What does this all mean for the outlook for growth and policy this year? In the fairly benign base scenario of RBS, with sufficient "organic growth", the government can make progress with reining in the pace of the rise in the credit to GDP ratio while protecting its bottom line on growth. In a less benign scenario, with less organic growth, the government is likely to be less forceful on reining in credit growth, given the emphasis on growth. In that case, systemic financial problems or instability remain unlikely any time soon. However, financial risks would rise further and financial market sentiment would remain bearish.

Second, the approach to rebalancing the pattern of growth seems to have evolved, and investment remains the key for the government. Many experts and China's 12th Five Year Plan (5YP) call for a rebalancing of the pattern of growth away from investment and industry towards consumption and services. However, nowadays the government puts the objective somewhat differently. It calls for increasing domestic demand and boosting consumption. But it also wants to "fully leverage … the key role of investment" and says it "will take investment as the key to maintaining stable economic growth."

Third, the government plans a pragmatic approach on how quickly to move in different areas of reform. Even though the government calls for “breaking vested interest”, the report also calls for a "focus on areas where the public call for reform is strongest" and "links on which there is extensive public consensus". Thus, the reform areas that are likely to see significant progress are the ones where there is broad agreement and no strong vested interest resistance. Indeed, looking at the various reform areas, the plans are relatively concrete in areas where there is good agreement and no strong vested interest resistance.

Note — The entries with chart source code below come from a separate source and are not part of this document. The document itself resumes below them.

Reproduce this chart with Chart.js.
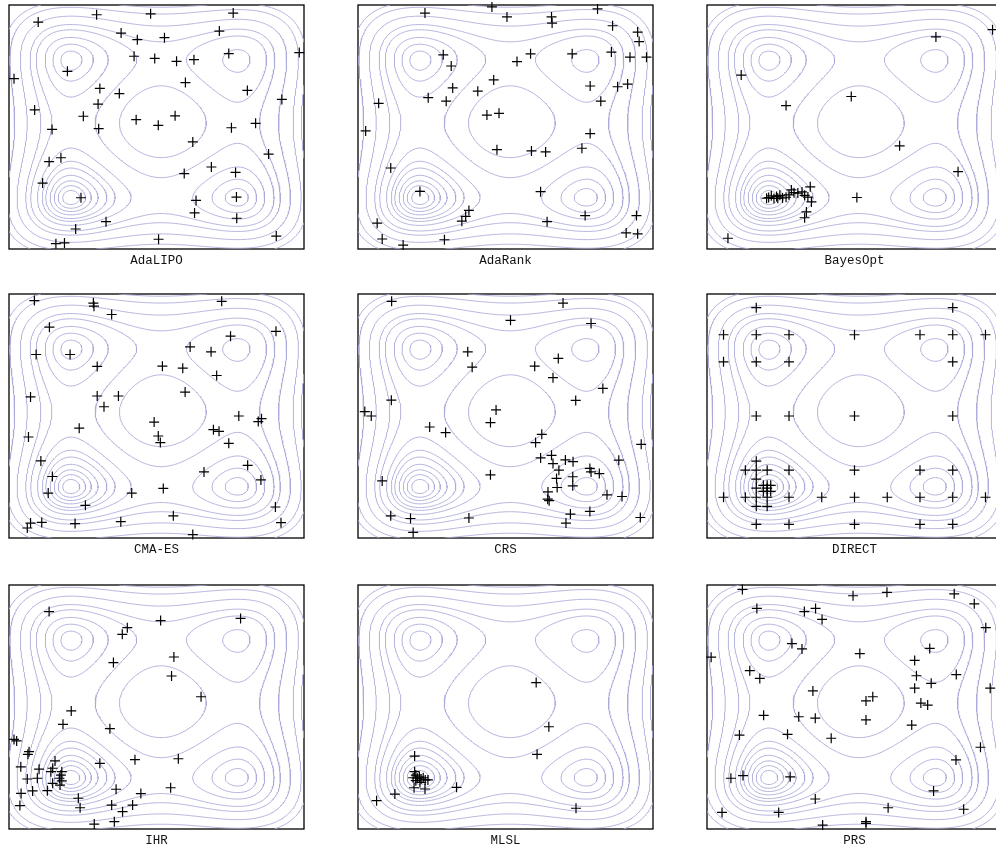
<!DOCTYPE html>
<html>
<head>
<meta charset="utf-8">
<script src="https://cdn.jsdelivr.net/npm/chart.js@4.4.0/dist/chart.umd.min.js"></script>
<style>
  html, body { margin: 0; padding: 0; background: #fff; width: 996px; height: 849px; overflow: hidden; }
  canvas { position: absolute; }
</style>
</head>
<body>
<script>
// contour levels of the Styblinski-Tang function
const levels = [-76.9, -74.7, -71.8, -67.8, -62, -56.5, -47, -30.2, -14.3, 20, 70, 110];

const titles = ['AdaLIPO', 'AdaRank', 'BayesOpt', 'CMA-ES', 'CRS', 'DIRECT', 'IHR', 'MLSL', 'PRS'];

// evaluated points of each optimizer, [x, y] in [-5, 5]^2
const adalipo = [[-4.01,4.30],[-2.03,4.60],[-0.20,4.64],[2.60,4.67],[-1.20,3.85],[-0.65,3.58],[0.27,3.66],[2.13,3.93],
  [4.84,3.05],[-0.76,2.90],[-0.06,2.81],[0.68,2.69],[1.27,2.76],[2.45,3.01],[-3.02,2.28],[-4.83,1.98],[0.98,1.82],
  [3.08,1.50],[-1.92,1.58],[-1.26,1.37],[4.25,1.13],[-1.98,0.94],[-4.13,0.70],[-2.48,0.44],[-0.69,0.30],[0.06,0.07],
  [0.63,0.46],[-3.54,-0.10],[-1.96,-0.07],[2.54,-0.03],[3.36,0.15],[1.23,-0.61],[3.80,-1.11],[-3.64,-1.42],[-3.24,-1.26],
  [1.86,-1.64],[0.94,-1.91],[2.68,-1.86],[-3.86,-2.30],[-2.56,-2.90],[2.71,-2.87],[1.34,-3.01],[1.29,-3.52],[2.72,-3.74],
  [-1.71,-3.88],[-2.74,-4.18],[0.07,-4.60],[4.06,-4.47],[-3.41,-4.78],[-3.12,-4.75]];

const adarank = [[-2.73,4.67],[-0.46,4.92],[0.05,4.51],[1.56,4.51],[1.58,4.26],[3.12,4.84],[3.63,4.15],[4.48,3.89],
  [4.53,3.50],[-2.11,2.96],[-1.84,2.50],[0.85,3.00],[0.39,2.68],[2.26,3.00],[3.59,3.07],[4.22,2.86],[4.78,2.86],
  [-0.40,1.93],[-1.79,1.60],[-0.94,1.47],[-2.62,1.20],[-2.01,1.06],[2.87,1.68],[3.80,1.65],[4.14,1.76],[3.23,1.06],
  [-4.30,0.97],[-0.63,0.49],[-0.22,0.56],[-4.74,-0.16],[2.87,-0.27],[-0.29,-0.93],[0.88,-0.98],[1.36,-1.02],[2.59,-0.87],
  [-3.89,-1.68],[-2.90,-2.64],[1.19,-2.65],[-1.24,-3.42],[-1.35,-3.66],[-1.48,-3.86],[2.70,-3.63],[4.44,-3.63],
  [1.41,-3.88],[-4.35,-3.94],[-4.18,-4.59],[-2.07,-4.62],[-3.47,-4.84],[4.09,-4.34],[4.48,-4.38]];

const bayesopt = [[4.68,3.99],[2.76,3.69],[-3.84,2.13],[-2.32,0.88],[-0.11,1.25],[1.53,-0.77],[3.51,-1.83],[0.08,-2.89],
  [-4.29,-4.56],[-2.91,-2.89],[-2.82,-2.82],[-2.73,-2.93],[-2.64,-2.85],[-2.53,-2.80],[-2.44,-2.91],[-2.32,-2.88],
  [-2.14,-2.58],[-2.05,-2.69],[-1.92,-2.71],[-1.78,-2.66],[-1.69,-2.80],[-1.58,-2.87],[-1.50,-2.45],[-1.46,-3.07],
  [-1.63,-3.48],[-1.69,-3.72],[-2.98,-2.92],[-2.60,-2.92],[-2.22,-2.78]];

const cmaes = [[-4.14,4.73],[-2.14,4.63],[-2.12,4.50],[2.21,4.70],[-1.52,4.16],[-3.63,3.64],[4.05,3.47],[2.51,3.27],
  [1.14,2.83],[1.85,2.63],[-2.93,2.52],[-4.08,2.52],[-2.01,2.03],[0.20,2.04],[0.89,1.96],[2.04,1.66],[0.97,0.98],
  [-4.27,0.78],[-2.01,0.82],[-1.29,0.82],[-1.78,0.38],[2.79,0.00],[3.45,-0.23],[3.56,-0.11],[-0.08,-0.25],[-2.62,-0.50],
  [1.93,-0.56],[2.12,-0.63],[-4.34,-0.86],[0.06,-0.82],[0.13,-1.09],[2.45,-1.12],[-3.92,-1.84],[3.09,-2.02],[1.61,-2.29],
  [-3.53,-2.48],[3.54,-2.62],[0.23,-2.97],[-3.67,-3.16],[-0.84,-3.16],[-2.41,-3.66],[4.03,-3.73],[0.57,-4.09],
  [4.22,-4.37],[-4.27,-4.39],[-3.89,-4.36],[-2.76,-4.41],[-1.21,-4.33],[-4.38,-4.59],[1.23,-4.86]];

const crs = [[-3.86,4.70],[1.95,4.63],[0.17,3.92],[2.90,3.79],[-1.28,2.63],[-1.13,2.00],[1.79,2.36],[0.99,2.04],
  [1.61,1.57],[3.30,1.13],[2.38,0.64],[-3.87,0.65],[-4.77,0.18],[-4.55,0.00],[-0.32,0.25],[-0.51,-0.27],[-2.57,-0.45],
  [-2.03,-0.68],[1.23,-0.75],[1.02,-1.09],[4.60,-1.16],[1.19,-1.72],[1.56,-1.61],[1.61,-1.95],[2.03,-1.80],[2.29,-1.87],
  [3.84,-1.81],[1.81,-2.22],[2.86,-2.15],[2.90,-2.29],[3.18,-2.36],[2.28,-2.49],[1.73,-2.56],[-4.18,-2.66],[-0.51,-2.41],
  [2.28,-2.86],[1.75,-2.93],[1.44,-3.11],[1.43,-3.41],[1.48,-3.47],[3.44,-3.23],[3.95,-3.30],[2.86,-3.91],[2.20,-4.02],
  [2.05,-4.39],[-3.89,-4.09],[-3.22,-4.20],[-1.24,-4.18],[4.57,-4.16],[-3.13,-4.77]];

const direct = [[-3.33,4.44],[3.33,4.44],
  [-4.44,3.33],[-3.33,3.33],[-2.22,3.33],[0,3.33],[2.22,3.33],[3.33,3.33],[4.44,3.33],
  [-4.44,2.22],[-3.33,2.22],[-2.22,2.22],[3.33,2.22],
  [-3.33,0],[-2.22,0],[0,0],[3.33,0],
  [-3.33,-1.85],
  [-3.70,-2.22],[-3.33,-2.22],[-2.96,-2.22],[-2.22,-2.22],[0,-2.22],[2.22,-2.22],[3.33,-2.22],
  [-3.33,-2.59],
  [-3.33,-2.96],[-2.96,-2.96],[-3.09,-2.84],[-2.84,-2.84],[-3.09,-3.09],[-2.84,-3.09],[-2.96,-2.84],[-2.96,-3.09],
  [-4.44,-3.33],[-3.70,-3.33],[-3.33,-3.33],[-2.96,-3.33],[-2.22,-3.33],[-1.11,-3.33],[0,-3.33],[1.11,-3.33],
  [2.22,-3.33],[3.33,-3.33],[4.44,-3.33],
  [-3.33,-3.70],[-2.96,-3.70],
  [-3.33,-4.44],[-2.22,-4.44],[0,-4.44],[2.22,-4.44],[3.33,-4.44]];

const ihr = [[-3.64,3.91],[0.14,3.54],[2.85,3.63],[-0.99,3.25],[-1.16,2.98],[0.59,2.05],[-1.46,1.82],[0.51,1.27],
  [1.51,0.42],[-2.89,-0.16],[-3.17,-0.71],[-1.58,-0.89],[-4.83,-1.33],[-4.74,-1.39],[-4.32,-1.83],[-4.36,-1.94],
  [-4.60,-2.45],[-1.92,-2.31],[-0.73,-2.16],[0.74,-2.12],[-3.44,-2.21],[-3.52,-2.51],[-3.98,-2.55],[-3.58,-2.65],
  [-3.21,-2.65],[-4.38,-2.95],[-4.04,-2.92],[-3.29,-2.92],[-3.21,-3.03],[-3.27,-3.20],[-3.52,-3.13],[-3.24,-2.79],
  [-4.59,-3.54],[-4.20,-3.44],[-3.70,-3.43],[-2.65,-3.74],[-2.59,-4.13],[-1.37,-3.37],[-0.53,-3.55],[-1.52,-4.02],
  [-0.81,-4.02],[-1.15,-4.29],[0.48,-3.31],[-4.63,-4.04],[-2.11,-4.80],[-1.43,-4.70]];

const mlsl = [[1.04,1.00],[1.47,-0.81],[1.07,-1.94],[-3.08,-2.01],[2.39,-4.15],[-4.37,-3.84],[-3.75,-3.57],
  [-1.66,-3.29],[-3.10,-3.31],[-2.73,-3.36],[-3.08,-2.65],[-3.04,-2.79],[-3.13,-2.90],[-2.99,-2.92],[-2.92,-2.86],
  [-2.86,-2.95],[-2.79,-2.90],[-2.72,-2.99],[-2.63,-2.99],[-3.04,-3.02],[-2.90,-3.09]];

const prs = [[-3.80,4.82],[-0.05,4.56],[1.10,4.70],[3.38,4.64],[4.06,4.23],[-3.31,4.04],[-1.70,3.91],[-1.32,4.04],
  [-1.10,3.59],[4.45,3.25],[-2.12,2.60],[-1.78,2.38],[2.55,2.40],[-4.86,2.04],[0.18,2.19],[2.04,1.91],[-3.55,1.49],
  [-3.21,1.17],[2.10,1.28],[3.45,1.33],[2.60,0.97],[2.04,0.77],[4.60,0.77],[-1.41,0.66],[0.62,0.42],[0.39,0.25],
  [2.25,0.16],[2.48,0.08],[-3.08,-0.34],[-1.89,-0.40],[-1.33,-0.46],[0.39,-0.53],[1.94,-0.74],[-3.90,-1.15],
  [-2.27,-1.12],[-0.79,-1.28],[4.27,-1.65],[3.44,-2.17],[-4.19,-2.92],[-3.78,-2.81],[-2.18,-2.86],[2.68,-3.44],
  [-1.33,-3.77],[1.14,-4.13],[3.70,-4.19],[-4.49,-4.32],[-2.57,-4.32],[0.39,-4.70],[0.39,-4.77],[-1.08,-4.84]];

const runs = [adalipo, adarank, bayesopt, cmaes, crs, direct, ihr, mlsl, prs];

// test function whose level sets are drawn behind the points
function styblinskiTang(x, y) {
  return 0.5 * (x ** 4 - 16 * x * x + 5 * x + y ** 4 - 16 * y * y + 5 * y);
}

const GRID = 200;
const Z = new Float64Array((GRID + 1) * (GRID + 1));
const gx = i => -5 + 10 * i / GRID;
for (let j = 0; j <= GRID; j++)
  for (let i = 0; i <= GRID; i++) Z[j * (GRID + 1) + i] = styblinskiTang(gx(i), gx(j));

// marching squares, segments chained into polylines separated by null points
function contour(level) {
  const val = (i, j) => Z[j * (GRID + 1) + i];
  const pts = new Map();
  const segs = [];
  const edge = (key, i1, j1, i2, j2) => {
    if (!pts.has(key)) {
      const v1 = val(i1, j1), v2 = val(i2, j2);
      const t = (level - v1) / (v2 - v1);
      pts.set(key, { x: gx(i1) + t * (gx(i2) - gx(i1)), y: gx(j1) + t * (gx(j2) - gx(j1)) });
    }
    return key;
  };
  for (let j = 0; j < GRID; j++) {
    for (let i = 0; i < GRID; i++) {
      const a = val(i, j), b = val(i + 1, j), c = val(i + 1, j + 1), d = val(i, j + 1);
      const e = [
        (a < level) !== (b < level) ? edge('h' + i + ',' + j, i, j, i + 1, j) : null,
        (b < level) !== (c < level) ? edge('v' + (i + 1) + ',' + j, i + 1, j, i + 1, j + 1) : null,
        (d < level) !== (c < level) ? edge('h' + i + ',' + (j + 1), i, j + 1, i + 1, j + 1) : null,
        (a < level) !== (d < level) ? edge('v' + i + ',' + j, i, j, i, j + 1) : null,
      ];
      const on = e.filter(k => k !== null);
      if (on.length === 2) segs.push(on);
      else if (on.length === 4) {
        if (((a + b + c + d) / 4 < level) === (a < level)) { segs.push([e[0], e[1]]); segs.push([e[2], e[3]]); }
        else { segs.push([e[3], e[0]]); segs.push([e[1], e[2]]); }
      }
    }
  }
  const adj = new Map();
  segs.forEach((s, n) => s.forEach(k => { if (!adj.has(k)) adj.set(k, []); adj.get(k).push(n); }));
  const used = new Uint8Array(segs.length);
  const out = [];
  for (let s = 0; s < segs.length; s++) {
    if (used[s]) continue;
    used[s] = 1;
    const line = [segs[s][0], segs[s][1]];
    for (const fwd of [true, false]) {
      for (;;) {
        const end = fwd ? line[line.length - 1] : line[0];
        const next = (adj.get(end) || []).find(n => !used[n]);
        if (next === undefined) break;
        used[next] = 1;
        const k = segs[next][0] === end ? segs[next][1] : segs[next][0];
        if (fwd) line.push(k); else line.unshift(k);
      }
    }
    line.forEach(k => out.push(pts.get(k)));
    out.push({ x: null, y: null });
  }
  return out;
}

const contourData = levels.map(contour);

// black frame round each plot area
const framePlugin = {
  id: 'frame',
  beforeDatasetsDraw(chart) {
    const { ctx, chartArea: a } = chart;
    ctx.save();
    ctx.strokeStyle = '#000';
    ctx.lineWidth = 1.3;
    ctx.strokeRect(a.left, a.top, a.right - a.left, a.bottom - a.top);
    ctx.restore();
  },
};

const colLeft = [9, 358, 707];
const rowTop = [5, 294, 585];
const boxW = 295, boxH = 244, pad = 8;

runs.forEach((run, n) => {
  const canvas = document.createElement('canvas');
  canvas.width = boxW + 2 * pad;
  canvas.height = boxH + pad + 20;
  canvas.style.left = (colLeft[n % 3] - pad) + 'px';
  canvas.style.top = (rowTop[Math.floor(n / 3)] - pad) + 'px';
  document.body.appendChild(canvas);

  const datasets = [{
    data: run.map(([x, y]) => ({ x, y })),
    pointStyle: 'cross',
    pointRadius: 5,
    borderColor: '#000',
    borderWidth: 1.2,
    clip: false,
  }];
  contourData.forEach(d => datasets.push({
    data: d.slice(),
    showLine: true,
    spanGaps: false,
    pointRadius: 0,
    borderColor: 'rgb(172,172,218)',
    borderWidth: 0.9,
  }));

  new Chart(canvas, {
    type: 'scatter',
    data: { datasets },
    options: {
      responsive: false,
      animation: false,
      events: [],
      layout: { padding: { left: pad, right: pad, top: pad, bottom: 0 } },
      scales: {
        x: { type: 'linear', min: -5, max: 5, display: false },
        y: { type: 'linear', min: -5, max: 5, display: false },
      },
      plugins: {
        legend: { display: false },
        tooltip: { enabled: false },
        title: {
          display: true,
          position: 'bottom',
          text: titles[n],
          color: '#111',
          font: { family: '"Liberation Mono", "DejaVu Sans Mono", monospace', size: 12.5, weight: 'normal', lineHeight: 1.2 },
          padding: { top: 4, bottom: 1 },
        },
      },
    },
    plugins: [framePlugin],
  });
});
</script>
</body>
</html>
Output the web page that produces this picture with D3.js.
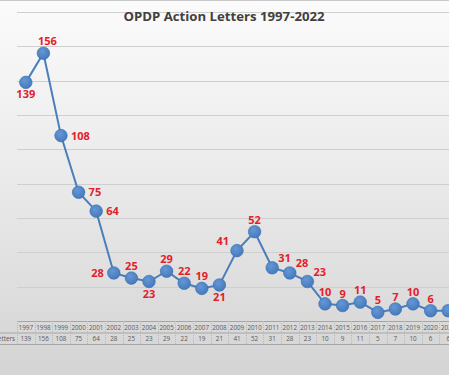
<!DOCTYPE html>
<html>
<head>
<meta charset="utf-8">
<script src="https://cdn.jsdelivr.net/npm/d3@7/dist/d3.min.js"></script>
<style>
html,body{margin:0;padding:0;overflow:hidden;background:#fff;}
svg{display:block;}
</style>
</head>
<body>
<div id="chart"></div>
<script>
const years = ["1997","1998","1999","2000","2001","2002","2003","2004","2005","2006","2007","2008","2009","2010","2011","2012","2013","2014","2015","2016","2017","2018","2019","2020","2021","2022"];
const letters = [139,156,108,75,64,28,25,23,29,22,19,21,41,52,31,28,23,10,9,11,5,7,10,6,6,4];
// label placement for each point: a=above, b=below, l=left, r=right, ar=above-right, al=above-left
const labelPos = ["b","a","r","r","r","l","a","b","a","a","a","b","al","a","ar","ar","ar","a","a","a","a","a","a","a","r","r"];
const yTicks = [0,20,40,60,80,100,120,140,160,180];
const title = "OPDP Action Letters 1997-2022";
const seriesName = "Letters";

const W = 449, H = 375;
const svg = d3.select("#chart").append("svg").attr("width", W).attr("height", H);

const defs = svg.append("defs");
const bg = defs.append("linearGradient").attr("id","bg").attr("x1",0).attr("y1",0).attr("x2",0).attr("y2",1);
bg.append("stop").attr("offset","0%").attr("stop-color","#fbfbfb");
bg.append("stop").attr("offset","45%").attr("stop-color","#ebebeb");
bg.append("stop").attr("offset","100%").attr("stop-color","#d4d4d4");
const mk = defs.append("radialGradient").attr("id","mk").attr("cx","40%").attr("cy","35%").attr("r","70%");
mk.append("stop").attr("offset","0%").attr("stop-color","#6497d6");
mk.append("stop").attr("offset","100%").attr("stop-color","#4378ba");

svg.append("rect").attr("x",0).attr("y",0).attr("width",W).attr("height",H).attr("fill","url(#bg)");
svg.append("line").attr("x1",0).attr("x2",W).attr("y1",0.5).attr("y2",0.5).attr("stroke","#c8c8c8");

const x = d3.scaleBand().domain(years).range([17, 17 + years.length * 17.6]).padding(0);
const y = d3.scaleLinear().domain([0, 180]).range([321, 12]);

// gridlines
svg.append("g").selectAll("line").data(yTicks.filter(t => t > 0)).join("line")
  .attr("x1", 17).attr("x2", W)
  .attr("y1", d => Math.round(y(d)) + 0.5).attr("y2", d => Math.round(y(d)) + 0.5)
  .attr("stroke", "#cfcfcf").attr("stroke-width", 1);

// title
svg.append("text").attr("x", 224).attr("y", 21).attr("text-anchor","middle")
  .attr("font-family","'Open Sans', sans-serif").attr("font-weight","bold").attr("font-size","13.2px")
  .attr("fill","#404040").text(title);

// data table
const rowTop = 321, rowH = 11.5;
const tbl = svg.append("g");
const xs = x.range();
tbl.append("line").attr("x1", xs[0]).attr("x2", xs[1]).attr("y1", rowTop+0.5).attr("y2", rowTop+0.5).attr("stroke","#a6a6a6");
tbl.append("line").attr("x1", 0).attr("x2", xs[1]).attr("y1", rowTop+rowH+0.5).attr("y2", rowTop+rowH+0.5).attr("stroke","#a6a6a6");
tbl.append("line").attr("x1", 0).attr("x2", xs[1]).attr("y1", rowTop+2*rowH+0.5).attr("y2", rowTop+2*rowH+0.5).attr("stroke","#a6a6a6");
tbl.selectAll("line.v").data(years).join("line").attr("class","v")
  .attr("x1", d => Math.round(x(d))+0.5).attr("x2", d => Math.round(x(d))+0.5)
  .attr("y1", rowTop).attr("y2", rowTop+2*rowH)
  .attr("stroke","#b8b8b8").attr("stroke-dasharray","1,1");
tbl.selectAll("text.yr").data(years).join("text").attr("class","yr")
  .attr("x", d => x(d) + x.bandwidth()/2).attr("y", rowTop + 8.5)
  .attr("text-anchor","middle").attr("font-family","'Open Sans', sans-serif").attr("font-size","6.3px")
  .attr("fill","#595959").text(d => d);
tbl.selectAll("text.val").data(letters).join("text").attr("class","val")
  .attr("x", (d,i) => x(years[i]) + x.bandwidth()/2).attr("y", rowTop + rowH + 8.5)
  .attr("text-anchor","middle").attr("font-family","'Open Sans', sans-serif").attr("font-size","6.3px")
  .attr("fill","#595959").text(d => d);
tbl.append("text").attr("x", 15).attr("y", rowTop + rowH + 8.5).attr("text-anchor","end")
  .attr("font-family","'Open Sans', sans-serif").attr("font-size","6.3px").attr("fill","#595959").text(seriesName);

// line
const cx = i => x(years[i]) + x.bandwidth()/2;
const line = d3.line().x((d,i) => cx(i)).y(d => y(d));
svg.append("path").datum(letters).attr("d", line).attr("fill","none")
  .attr("stroke","#4a7ebb").attr("stroke-width",2);

svg.append("g").selectAll("circle").data(letters).join("circle")
  .attr("cx", (d,i) => cx(i)).attr("cy", d => y(d)).attr("r", 6.3)
  .attr("fill","url(#mk)").attr("stroke","#3d6fae").attr("stroke-width",0.6);

// labels
const off = {a:[0,-8], b:[0,16], l:[-10,4], r:[10,4], ar:[6,-6], al:[-8,-6]};
svg.append("g").selectAll("text").data(letters).join("text")
  .attr("x", (d,i) => cx(i) + off[labelPos[i]][0] + (i === 1 ? 4 : 0))
  .attr("y", (d,i) => y(d) + off[labelPos[i]][1])
  .attr("text-anchor", (d,i) => ({l:"end", r:"start", ar:"start", al:"end"}[labelPos[i]] || "middle"))
  .attr("font-family","'Open Sans', sans-serif").attr("font-weight","bold").attr("font-size","11px")
  .attr("fill","#e3202a").text(d => d);
</script>
</body>
</html>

This is especially the case for financial and monetary reform, where the reports' language is quite concrete on the direction – toward a deposit insurance scheme, liberalizing interest rates, expanding the yuan's trading band, and more Renminbi convertibility under the capital account – although there are no indications on timing.

Also, the government plans further progress on administrative reform and delegation of power to lower levels of government, reducing red tape, and making the formation and operations of businesses easier.

On the other hand, the approach is more gradual and cautious in areas where reform is more difficult, such as in the case of fiscal reform, rural land reform, and SOE-related reforms. In the fiscal area, the plans and intentions on changing the fiscal relations between local and central governments, as well as on tax policy, remain particularly cautiously and gradual.

Having said that, the report has more concrete language than previous top level documents on the complicated area of improving the quality of urbanization and Hukou reform. The government commits to "progressively grant urban residency to rural migrant workers and their families who are both willing and able to stay in cities and towns where they have had jobs or done businesses for a long time" and "steadily extend basic public services to fully cover the permanent population of cities and towns so that the rural people who live in them can contribute to the development of modern urban life and enjoy it together with the urban people." In this vein, the government has set itself three tasks involving 100 million people, on granting urban residency to migrants, rebuilding rundown urban areas, and guiding further urbanization in the central and western regions.

In all, the government plans to start a fairly comprehensive set of reforms, although the approach to changes in economic policy remains cautious and gradual.

The author is chief China economist at Royal Bank of Scotland Group Plc in Hong Kong.